Volvo Buses has received its first bus order for its new gas engine, the G9A. Bernmobil in Switzerland has placed an order for 32 Volvo 7700A articulated buses using the G9A, with an option for 39 more.
Bernmobil is the local public transport company in the city of Bern, and is gradually replacing its diesel-operated buses with gas buses. The new gas buses will run on biogas rather than compressed natural gas.
The first 10 buses will ship during summer 2006, with the remainder scheduled to follow in the autumn.
The G9A engine, announced in June 2005, is a 9.4-liter in-line 6-cylinder engine for CNG or biogas operation, and offers either 260 hp or 300 hp.
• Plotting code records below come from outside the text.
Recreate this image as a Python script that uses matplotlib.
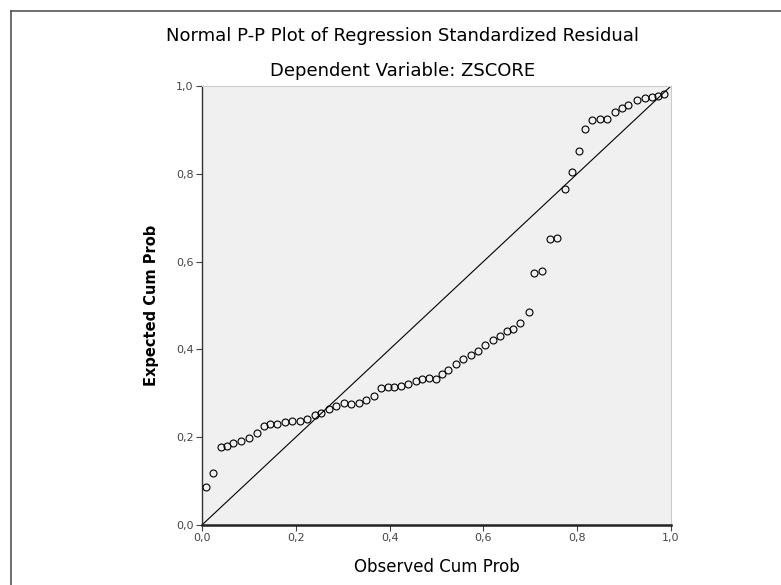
import matplotlib
matplotlib.use("Agg")
import matplotlib.pyplot as plt
from matplotlib.lines import Line2D

plt.rcParams['font.family'] = ['DejaVu Sans']

# observed vs expected cumulative probabilities
observed = [0.008, 0.024, 0.040, 0.053, 0.067, 0.084, 0.100, 0.117, 0.133, 0.146,
            0.161, 0.177, 0.193, 0.209, 0.225, 0.242, 0.254, 0.270, 0.286, 0.302,
            0.318, 0.334, 0.350, 0.366, 0.382, 0.396, 0.410, 0.424, 0.440, 0.456,
            0.470, 0.485, 0.498, 0.512, 0.525, 0.541, 0.557, 0.573, 0.589, 0.604,
            0.620, 0.636, 0.650, 0.663, 0.679, 0.697, 0.707, 0.724, 0.742, 0.758,
            0.774, 0.788, 0.803, 0.817, 0.832, 0.848, 0.864, 0.880, 0.896, 0.909,
            0.928, 0.944, 0.960, 0.973, 0.986]
expected = [0.087, 0.118, 0.177, 0.181, 0.187, 0.191, 0.198, 0.209, 0.226, 0.230,
            0.231, 0.234, 0.236, 0.238, 0.241, 0.250, 0.255, 0.264, 0.272, 0.277,
            0.275, 0.278, 0.285, 0.294, 0.311, 0.315, 0.315, 0.317, 0.321, 0.328,
            0.332, 0.334, 0.332, 0.345, 0.353, 0.366, 0.379, 0.387, 0.396, 0.409,
            0.421, 0.430, 0.443, 0.447, 0.460, 0.485, 0.574, 0.579, 0.651, 0.653,
            0.766, 0.804, 0.851, 0.902, 0.923, 0.925, 0.925, 0.940, 0.949, 0.957,
            0.968, 0.973, 0.974, 0.977, 0.981]
ref_line = [0.0, 1.0]

tick_vals = [0.0, 0.2, 0.4, 0.6, 0.8, 1.0]
tick_labels = ['0,0', '0,2', '0,4', '0,6', '0,8', '1,0']

fig = plt.figure(figsize=(7.81, 5.85), dpi=100)
ax = fig.add_axes([0.2586, 0.1026, 0.6005, 0.7504])
ax.set_facecolor('#f0f0f0')

ax.plot(ref_line, ref_line, color='black', lw=0.8, zorder=2)
ax.plot(observed, expected, 'o', mfc='none', mec='black', ms=5, mew=0.8,
        clip_on=False, zorder=3)

ax.set_xlim(0, 1)
ax.set_ylim(0, 1)
ax.set_xticks(tick_vals)
ax.set_xticklabels(tick_labels)
ax.set_yticks(tick_vals)
ax.set_yticklabels(tick_labels)
ax.tick_params(direction='out', length=4, width=0.8, labelsize=8,
               colors='#444444', pad=2)

ax.spines['left'].set_color('#333333')
ax.spines['left'].set_linewidth(1.0)
ax.spines['bottom'].set_color('#222222')
ax.spines['bottom'].set_linewidth(1.8)
ax.spines['top'].set_color('#cccccc')
ax.spines['right'].set_color('#cccccc')

ax.set_xlabel('Observed Cum Prob', fontsize=12, va='center')
ax.xaxis.set_label_coords(0.5, -0.096)
ax.set_ylabel('Expected Cum Prob', fontsize=10.5, fontweight='bold', va='center')
ax.yaxis.set_label_coords(-0.107, 0.5)

fig.text(0.515, 1 - 36 / 585, 'Normal P-P Plot of Regression Standardized Residual',
         ha='center', va='center', fontsize=13)
fig.text(0.515, 1 - 71 / 585, 'Dependent Variable: ZSCORE',
         ha='center', va='center', fontsize=13)

# partial outer frame (top and left edges)
fig.add_artist(Line2D([11 / 781, 1.0], [1 - 11 / 585, 1 - 11 / 585],
                      transform=fig.transFigure, color='#555555', lw=1.2))
fig.add_artist(Line2D([11 / 781, 11 / 781], [0.0, 1 - 11 / 585],
                      transform=fig.transFigure, color='#555555', lw=1.2))

fig.savefig('out.png', dpi=100)
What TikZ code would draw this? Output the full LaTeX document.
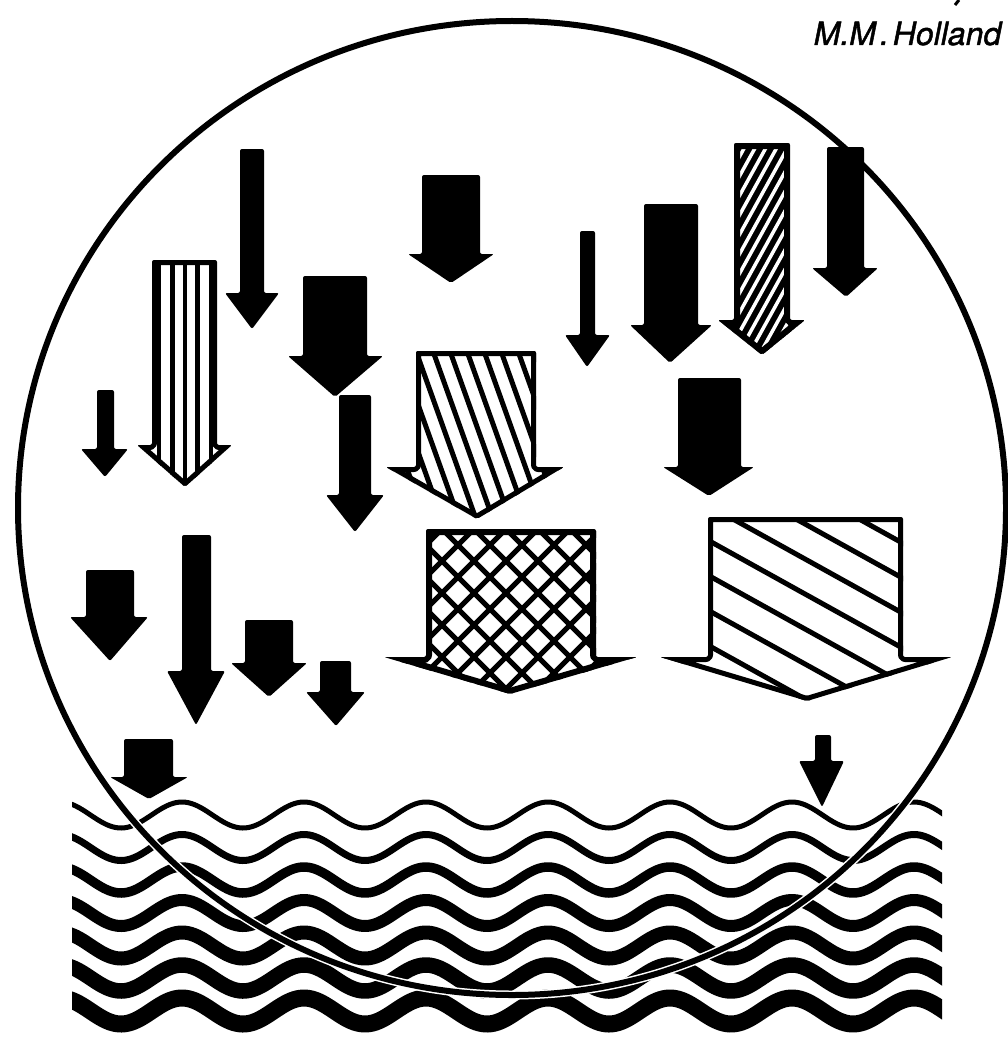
\documentclass[tikz,border=0pt]{standalone}
\usepackage{fontspec}
\newfontface\hfont[FakeSlant=0.2,FakeBold=1.5]{TeX Gyre Heros}
\newcommand\defarrow[9]{%
  \coordinate (#1-1) at (#2,#4);
  \coordinate (#1-2) at (#3,#4);
  \coordinate (#1-3) at (#3,#5);
  \coordinate (#1-4) at (#7,#5);
  \coordinate (#1-5) at (#8,#9);
  \coordinate (#1-6) at (#6,#5);
  \coordinate (#1-7) at (#2,#5);}
\newcommand\arrshape[1]{(#1-1) -- (#1-2) -- (#1-3) -- (#1-4) -- (#1-5) -- (#1-6) -- (#1-7) -- cycle}
\begin{document}
\begin{tikzpicture}[x=1pt,y=-1pt,
  solidarrow/.style={fill=black, rounded corners=2pt},
  hatchline/.style={line width=5pt},
  outline/.style={draw=black, line width=#1, rounded corners=2pt, line join=round}]
\useasboundingbox (0,0) rectangle (1008,1038);
\fill[white] (0,0) rectangle (1008,1038);

% ---------- waves ----------
\begin{scope}
  \clip (72,700) rectangle (942,1038);
  \foreach \yy/\ww in {815/5, 847.5/7, 880/9.5, 913/12, 945.5/14, 978/15.5, 1011/17}
    \draw[line width=\ww pt] plot[domain=55:960, samples=300, smooth]
      (\x, {\yy - 13*cos(2.95082*(\x-182))});
\end{scope}

% ---------- circle ----------
\coordinate (cc) at (512,508);
\draw[white, line width=9pt] (cc) ellipse[x radius=494, y radius=487];
\draw[black, line width=6pt] (cc) ellipse[x radius=494, y radius=487];

% ---------- arrow geometry ----------
\defarrow{b1}{240}{264}{149}{293}{225}{279}{252}{329}
\defarrow{b3}{97}{114}{390}{449}{81}{128}{105}{477}
\defarrow{b4}{303}{367}{276}{356}{288}{383}{335}{397}
\defarrow{b5}{339}{371}{395}{495}{326}{384}{355}{532}
\defarrow{b6}{422}{480}{175}{254}{408}{494}{451}{283}
\defarrow{b8}{580}{595}{231}{335}{565}{610}{587}{367}
\defarrow{b9}{644}{698}{204}{325}{630}{712}{670}{363}
\defarrow{b11}{827}{864}{147}{268}{812}{878}{846}{297}
\defarrow{b12}{678}{741}{378}{467}{663}{754}{709}{496}
\defarrow{la}{86}{134}{570}{617}{70}{148}{110}{661}
\defarrow{lb}{182}{211}{535}{671}{167}{225}{196}{725}
\defarrow{lc}{245}{293}{620}{663}{231}{307}{269}{697}
\defarrow{ld}{320}{351}{661}{692}{306}{365}{336}{726}
\defarrow{le}{124}{173}{739}{777}{110}{188}{149}{799}
\defarrow{br}{815}{831}{735}{761}{799}{844}{822}{807}
\defarrow{h2}{152}{217}{260}{445}{137}{232}{185}{487}
\defarrow{h7}{416}{536}{351}{467}{386}{564}{477}{519}
\defarrow{h10}{734}{790}{143}{320}{718}{805}{762}{355}
\defarrow{h13}{426}{596}{529}{657}{384}{637}{510}{694}
\defarrow{h14}{708}{903}{517}{657}{660}{952}{807}{701}

% ---------- solid arrows ----------
\foreach \n in {b1,b3,b4,b5,b6,b8,b9,b11,b12,la,lb,lc,ld,le,br}
  \fill[solidarrow] \arrshape{\n};

% ---------- vertical stripes ----------
\begin{scope}
  \clip[rounded corners=2pt] \arrshape{h2};
  \fill[white] \arrshape{h2};
  \foreach \xx in {159,172.5,185,197.5,211}
    \draw[line width=4.5pt] (\xx,250) -- (\xx,495);
  \path[outline=10pt] \arrshape{h2};
\end{scope}

% ---------- steep backslash hatch ----------
\begin{scope}
  \clip[rounded corners=2pt] \arrshape{h7};
  \fill[white] \arrshape{h7};
  \foreach \k in {0,...,16}
    \draw[hatchline] ({310+17*\k},340) -- ({381.5+17*\k},540);
  \path[outline=10pt] \arrshape{h7};
\end{scope}

% ---------- narrow slash hatch (black with white stripes) ----------
\begin{scope}
  \clip[rounded corners=2pt] \arrshape{h10};
  \fill[black] \arrshape{h10};
  \foreach \k in {0,...,24}
    \draw[white, line width=3.5pt] (700,{150+19.5*\k}) -- (830,{150+19.5*\k-235});
  \path[outline=12pt] \arrshape{h10};
\end{scope}

% ---------- cross hatch ----------
\begin{scope}
  \clip[rounded corners=2pt] \arrshape{h13};
  \fill[white] \arrshape{h13};
  \foreach \k in {-9,...,7}
    \draw[hatchline] ({413+32*\k},500) -- ({663+32*\k},750);
  \foreach \k in {-4,...,12}
    \draw[hatchline] ({503+32*\k},500) -- ({253+32*\k},750);
  \path[outline=12pt] \arrshape{h13};
\end{scope}

% ---------- shallow backslash hatch ----------
\begin{scope}
  \clip[rounded corners=2pt] \arrshape{h14};
  \fill[white] \arrshape{h14};
  \foreach \k in {-5,...,7}
    \draw[hatchline] (650,{508+35*\k}) -- (960,{680+35*\k});
  \path[outline=10pt] \arrshape{h14};
\end{scope}

% ---------- text ----------
\draw[line width=3pt] (959,0) -- (955,5);
\node[anchor=base east, inner sep=0pt, font=\hfont\fontsize{32}{38}\selectfont]
  (author) at (1000,45) {M.M\kern4pt.\kern4pt Holland};
\end{tikzpicture}
\end{document}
It has a common cylinder head with overhead camshaft and four valves per cylinder. The new engine is primarily intended to meet the growing demand for gas-fueled buses in city traffic.
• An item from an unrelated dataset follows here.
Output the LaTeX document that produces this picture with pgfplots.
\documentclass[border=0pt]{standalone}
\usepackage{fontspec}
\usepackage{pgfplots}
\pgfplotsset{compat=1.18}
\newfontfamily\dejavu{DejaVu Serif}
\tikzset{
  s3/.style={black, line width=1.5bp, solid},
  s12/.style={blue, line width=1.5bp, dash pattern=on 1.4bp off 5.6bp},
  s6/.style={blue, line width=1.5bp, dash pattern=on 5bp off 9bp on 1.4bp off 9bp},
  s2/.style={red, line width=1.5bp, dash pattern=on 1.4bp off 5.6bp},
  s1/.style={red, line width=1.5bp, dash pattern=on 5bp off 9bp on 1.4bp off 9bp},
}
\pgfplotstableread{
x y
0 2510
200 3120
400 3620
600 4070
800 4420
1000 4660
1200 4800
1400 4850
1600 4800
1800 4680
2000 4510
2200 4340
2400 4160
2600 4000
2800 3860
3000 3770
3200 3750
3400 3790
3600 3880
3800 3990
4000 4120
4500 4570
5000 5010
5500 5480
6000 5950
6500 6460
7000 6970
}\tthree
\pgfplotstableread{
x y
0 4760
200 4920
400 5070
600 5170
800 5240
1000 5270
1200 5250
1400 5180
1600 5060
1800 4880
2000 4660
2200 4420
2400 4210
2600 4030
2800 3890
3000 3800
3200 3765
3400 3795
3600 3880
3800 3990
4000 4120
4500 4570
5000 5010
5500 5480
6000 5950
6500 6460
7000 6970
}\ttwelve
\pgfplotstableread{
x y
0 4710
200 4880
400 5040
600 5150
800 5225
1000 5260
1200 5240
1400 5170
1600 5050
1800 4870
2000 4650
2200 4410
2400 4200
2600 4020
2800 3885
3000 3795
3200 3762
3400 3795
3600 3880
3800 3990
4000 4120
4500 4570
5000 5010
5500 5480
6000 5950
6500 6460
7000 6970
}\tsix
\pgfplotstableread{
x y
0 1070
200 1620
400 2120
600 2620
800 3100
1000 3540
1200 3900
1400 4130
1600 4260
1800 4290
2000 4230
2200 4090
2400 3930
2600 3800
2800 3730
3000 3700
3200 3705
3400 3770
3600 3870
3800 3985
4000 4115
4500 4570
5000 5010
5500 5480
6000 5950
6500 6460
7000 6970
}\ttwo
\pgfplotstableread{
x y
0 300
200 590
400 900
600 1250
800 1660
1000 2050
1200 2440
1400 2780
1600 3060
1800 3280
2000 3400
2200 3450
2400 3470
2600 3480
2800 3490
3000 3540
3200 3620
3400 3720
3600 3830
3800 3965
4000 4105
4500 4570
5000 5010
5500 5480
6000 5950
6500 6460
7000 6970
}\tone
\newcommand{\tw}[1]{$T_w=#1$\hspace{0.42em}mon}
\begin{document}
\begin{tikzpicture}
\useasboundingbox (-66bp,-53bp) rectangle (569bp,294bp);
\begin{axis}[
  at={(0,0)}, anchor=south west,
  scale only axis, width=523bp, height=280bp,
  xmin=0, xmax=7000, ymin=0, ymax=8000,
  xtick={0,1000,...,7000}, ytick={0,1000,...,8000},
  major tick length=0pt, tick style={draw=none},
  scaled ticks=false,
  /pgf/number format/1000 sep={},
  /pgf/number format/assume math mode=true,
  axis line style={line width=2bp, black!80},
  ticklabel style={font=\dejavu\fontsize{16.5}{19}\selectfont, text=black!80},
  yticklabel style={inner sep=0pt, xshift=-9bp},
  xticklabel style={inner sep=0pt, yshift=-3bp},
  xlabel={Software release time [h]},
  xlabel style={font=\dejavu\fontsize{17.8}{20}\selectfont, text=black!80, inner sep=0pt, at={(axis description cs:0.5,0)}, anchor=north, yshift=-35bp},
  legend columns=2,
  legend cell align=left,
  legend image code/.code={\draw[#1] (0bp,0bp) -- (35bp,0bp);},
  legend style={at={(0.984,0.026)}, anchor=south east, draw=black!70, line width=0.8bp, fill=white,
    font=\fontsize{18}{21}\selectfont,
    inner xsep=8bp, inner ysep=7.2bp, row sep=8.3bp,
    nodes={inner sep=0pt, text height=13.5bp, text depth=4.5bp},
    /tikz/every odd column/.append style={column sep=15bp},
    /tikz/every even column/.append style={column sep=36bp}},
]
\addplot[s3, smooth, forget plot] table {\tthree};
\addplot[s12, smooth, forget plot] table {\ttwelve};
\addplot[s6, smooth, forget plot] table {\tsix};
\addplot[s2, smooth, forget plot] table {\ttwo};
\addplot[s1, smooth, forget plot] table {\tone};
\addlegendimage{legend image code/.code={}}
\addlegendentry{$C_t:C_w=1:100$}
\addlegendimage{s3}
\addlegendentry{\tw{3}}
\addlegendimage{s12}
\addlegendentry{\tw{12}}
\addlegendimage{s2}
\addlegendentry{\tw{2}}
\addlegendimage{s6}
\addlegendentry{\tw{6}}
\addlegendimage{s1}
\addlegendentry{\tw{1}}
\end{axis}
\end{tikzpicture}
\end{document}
Volvo’s earlier gas engines, just like most others on the bus market, are designed according the lean burn concept, based on combustion constantly having a surplus of oxygen.
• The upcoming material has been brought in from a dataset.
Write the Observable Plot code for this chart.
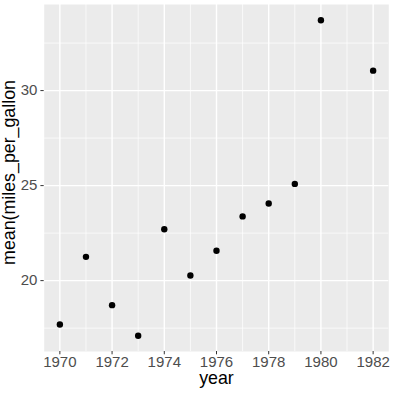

The Volvo G9A is a Lambda 1 engine, meaning it delivers a constant stoichiometric mix of air and fuel, burning neither lean nor rich. This is made possible due to a highly advanced engine management system that receives input data from a multitude of sensors.
The Volvo G9A uses a three-way catalyst, and emission levels are below the levels defined in both Euro 5 and EEV, Enhanced Environmental Vehicle. In addition, according to Volvo, the engine concept makes it possible to fulfill future requirements following Euro 5 and EEV.
The advanced electronics governing the engine also measure the quality of the gas fuel and adapt combustion accordingly.
To offset the higher exhaust temperature, Volvo uses an exhaust gas recirculation system (EGR)—possibly the first such use by a manufacturer of gas engines. (EGR lowers exhaust temperatures but also further reduces emission levels).
Volvo Buses has delivered more than over 1,000 gas-operated vehicles delivered since its starting producing them in 1992.